Le made in Bangladesh a encore de beaux jours devant lui. À l'exception de Walt Disney, aucun grand donneur d'ordre occidental ne s'est retiré du pays suite à la tragédie. Le carnet de commandes a même continué à se remplir. En un an les exportations textiles du Bangladesh ont augmenté de près de 10%. Valeur totale : 23 milliards de dollars pour l'année 2013. Pourtant quelque chose a bel et bien changé dans les usines où sont fabriqués les vêtements vendus en occident. Ces ateliers précaires, vétustes sont désormais inspectés en bonne et due forme par les donneurs d'ordres, une association dominée par les Européens, baptisée l'Accord, et par une organisation concurrente majoritairement américaine qu'on appelle l'Alliance. Bien sûr cela prend du temps. Pour le moment le quart seulement des 4 000 usines a été contrôlé. Bien sûr, il y a des polémiques. L'association européenne est saluée par les uns parce qu'elle a déjà fermé 8 sites et décriée par les autres parce qu'elle a mis des centaines de travailleurs sur le carreau ; l'association américaine elle est jugée plus rapide dans l'action mais bien trop laxiste.

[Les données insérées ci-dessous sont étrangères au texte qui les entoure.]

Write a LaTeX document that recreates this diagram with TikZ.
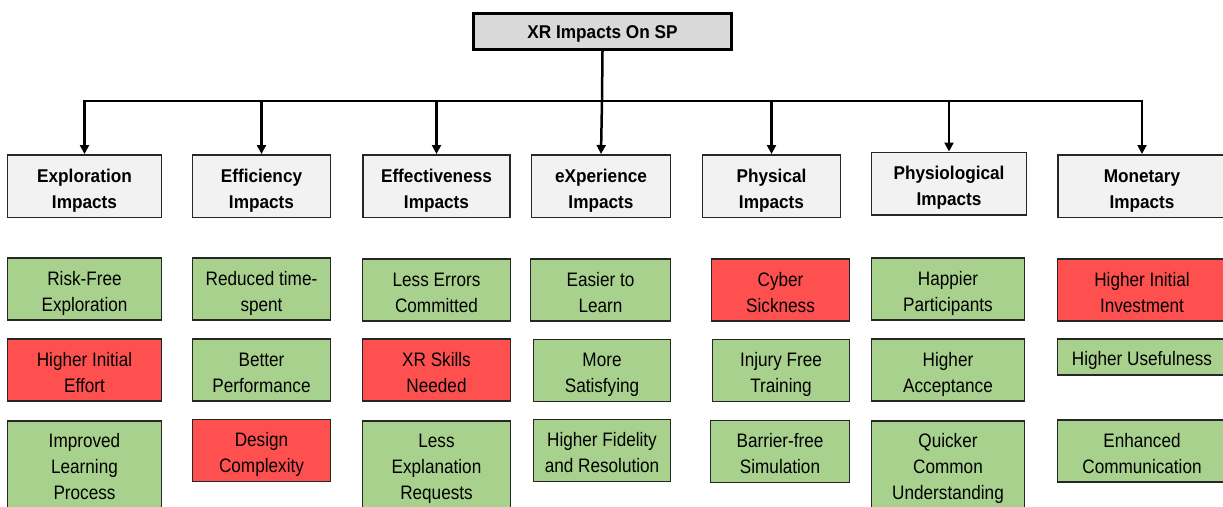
\documentclass[tikz,border=0pt]{standalone}
\usepackage{fontspec}
\setmainfont{Liberation Sans}[FakeStretch=0.93]
\newfontfamily\leaffont{Liberation Sans}[FakeStretch=0.88]
\usetikzlibrary{arrows.meta}
\definecolor{rootfill}{HTML}{D9D9D9}
\definecolor{headfill}{HTML}{F2F2F2}
\definecolor{goodfill}{HTML}{A9D18E}
\definecolor{badfill}{HTML}{FF5050}
\definecolor{edgegray}{HTML}{262626}
\newcommand{\boxtext}[2][4pt]{\raisebox{-#1}[\height][\depth]{\begin{tabular}{@{}c@{}}#2\end{tabular}}}
\tikzset{
  box/.style={inner sep=0pt},
  rootbox/.style={box, draw=black, line width=3pt, fill=rootfill, font=\fontsize{18.5}{26}\selectfont\bfseries},
  headbox/.style={box, draw=edgegray, line width=1.5pt, fill=headfill, font=\fontsize{18.5}{26}\selectfont\bfseries},
  leafbox/.style={box, draw=edgegray, line width=1.6pt, font=\leaffont\fontsize{19.5}{26}\selectfont},
  goodbox/.style={leafbox, fill=goodfill},
  badbox/.style={leafbox, fill=badfill},
  conn/.style={draw=black, line width=2.5pt, -{Triangle[length=9pt,width=9pt]}},
}
\begin{document}
\begin{tikzpicture}[x=1pt,y=-1pt]
\useasboundingbox (0,0) rectangle (1223,506);
% root
\node[rootbox, minimum width=258pt, minimum height=36pt] (root) at (602.5,31.5) {\boxtext[1.8pt]{XR Impacts On SP}};
\coordinate (bus) at (602,101);
% headers
\node[headbox, minimum width=154pt, minimum height=62.5pt] (h1) at (84.5,186) {\boxtext{Exploration\\Impacts}};
\node[headbox, minimum width=138pt, minimum height=62.5pt] (h2) at (261.5,186) {\boxtext{Efficiency\\Impacts}};
\node[headbox, minimum width=147pt, minimum height=62.5pt] (h3) at (436.5,186) {\boxtext{Effectiveness\\Impacts}};
\node[headbox, minimum width=139pt, minimum height=62.5pt] (h4) at (601,186) {\boxtext{eXperience\\Impacts}};
\node[headbox, minimum width=138pt, minimum height=62.5pt] (h5) at (771.5,186) {\boxtext{Physical\\Impacts}};
\node[headbox, minimum width=155pt, minimum height=62.5pt] (h6) at (949,183.5) {\boxtext{Physiological\\Impacts}};
\node[headbox, minimum width=168pt, minimum height=62.5pt] (h7) at (1142,186) {\boxtext{Monetary\\Impacts}};
% connectors
\draw[line width=2.5pt] (root.south) -- (bus);
\draw[conn] (bus) -| (h1.north);
\draw[conn] (bus) -| (h2.north);
\draw[conn] (bus) -| (h3.north);
\draw[conn] (bus) -- (h4.north);
\draw[conn] (bus) -| (h5.north);
\draw[conn] (bus) -| (h6.north);
\draw[conn, line width=2pt] (bus) -| (h7.north);
% column 1
\node[goodbox, minimum width=154pt, minimum height=62.5pt] (a1) at (84.5,289) {\boxtext{Risk-Free\\Exploration}};
\node[badbox,  minimum width=154pt, minimum height=62.5pt] (a2) at (84.5,370) {\boxtext{Higher Initial\\Effort}};
\node[goodbox, minimum width=154pt, minimum height=90pt] (a3) at (84.5,466) {\boxtext[2pt]{Improved\\Learning\\Process}};
% column 2
\node[goodbox, minimum width=138pt, minimum height=62.5pt] (b1) at (261.5,289) {\boxtext{Reduced time-\\spent}};
\node[goodbox, minimum width=138pt, minimum height=62.5pt] (b2) at (261.5,370) {\boxtext{Better\\Performance}};
\node[badbox,  minimum width=138pt, minimum height=62pt] (b3) at (261.5,450.5) {\boxtext{Design\\Complexity}};
% column 3
\node[goodbox, minimum width=148pt, minimum height=62.5pt] (c1) at (436.5,290) {\boxtext{Less Errors\\Committed}};
\node[badbox,  minimum width=148pt, minimum height=62.5pt] (c2) at (436.5,370) {\boxtext{XR Skills\\Needed}};
\node[goodbox, minimum width=148pt, minimum height=90pt] (c3) at (436.5,466) {\boxtext[2pt]{Less\\Explanation\\Requests}};
% column 4
\node[goodbox, minimum width=140pt, minimum height=62.5pt] (d1) at (600.5,290) {\boxtext{Easier to\\Learn}};
\node[goodbox, minimum width=137pt, minimum height=62pt] (d2) at (602,370.5) {\boxtext{More\\Satisfying}};
\node[goodbox, minimum width=137pt, minimum height=62pt] (d3) at (602,450.5) {\boxtext{Higher Fidelity\\and Resolution}};
% column 5
\node[badbox,  minimum width=138pt, minimum height=62.5pt] (e1) at (780.5,290) {\boxtext{Cyber\\Sickness}};
\node[goodbox, minimum width=137pt, minimum height=62pt] (e2) at (781,370.5) {\boxtext{Injury Free\\Training}};
\node[goodbox, minimum width=139pt, minimum height=62pt] (e3) at (780,451.5) {\boxtext{Barrier-free\\Simulation}};
% column 6
\node[goodbox, minimum width=153pt, minimum height=62.5pt] (f1) at (948,289) {\boxtext{Happier\\Participants}};
\node[goodbox, minimum width=153pt, minimum height=62.5pt] (f2) at (948,370) {\boxtext{Higher\\Acceptance}};
\node[goodbox, minimum width=153pt, minimum height=90pt] (f3) at (948,466) {\boxtext[2pt]{Quicker\\Common\\Understanding}};
% column 7
\node[badbox,  minimum width=169pt, minimum height=62.5pt] (g1) at (1142,290) {\boxtext{Higher Initial\\Investment}};
\node[goodbox, minimum width=169pt, minimum height=36.5pt] (g2) at (1142,357) {\boxtext[3pt]{Higher Usefulness}};
\node[goodbox, minimum width=169pt, minimum height=62.5pt] (g3) at (1142,451) {\boxtext{Enhanced\\Communication}};
\end{tikzpicture}
\end{document}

Mais ces contrôles généralisés et réguliers qui se mettent en place constituent bien une amélioration des conditions de travail pour les 4 millions de salariés du secteur.
Les donneurs d'ordres ont donc préféré renoncer à une partie de leurs profits pour rester sur place
Si le Bangladesh conserve leurs faveurs, c'est parce que ses prix restent les plus bas au monde. En sourçant leur production au Bangladesh, les grandes marques occidentales sont un peu arrivées à la croisée des chemins. Soient elles investissent sur place pour tirer le meilleur parti de la compétitivité des Bangladais. Soit elles vont chercher ailleurs des coûts encore plus compétitifs. Et ce n'est pas gagné de trouver un pays bien relié aux grandes voies commerciales, avec un personnel formé. Cette fuite en avant vers le meilleur profit et son corolaire le moins-disant social et sanitaire est même en train de se heurter au mur grandissant des revendications des petites mains du low cost, comme on le voit en Chine.
En ce moment, les ouvriers de la chaussure sont en grève pour exiger une meilleure couverture sociale dans la province du Guangdong
Cette province située au sud de la Chine a été un des bassins de la sous-traitance mondiale. Mais les salaires ont augmenté tellement vite ces dernières années que les dirigeants des usines locales délaissent la fabrication des produits basiques pour s'orienter vers des objets à plus forte valeur ajoutée. Les marques Adidas, Nike ou encore Puma qui s'approvisionnent auprès du groupe Yue Yuen aujourd'hui paralysée par cette grève savent que les jours du low cost sont désormais comptés dans cette province, comme à moyenne échéance dans l'ensemble de la Chine. L'horizon du low cost est en train de se rétrécir, il est loin d'être bouché. Des donneurs d'ordres moins exposés à la pression médiatique exercée par les ONG sont prêts à prendre la relève. C'est ce qui se passe au Bangladesh où une usine fermée après inspection a rouvert pour le compte d'une marque japonaise.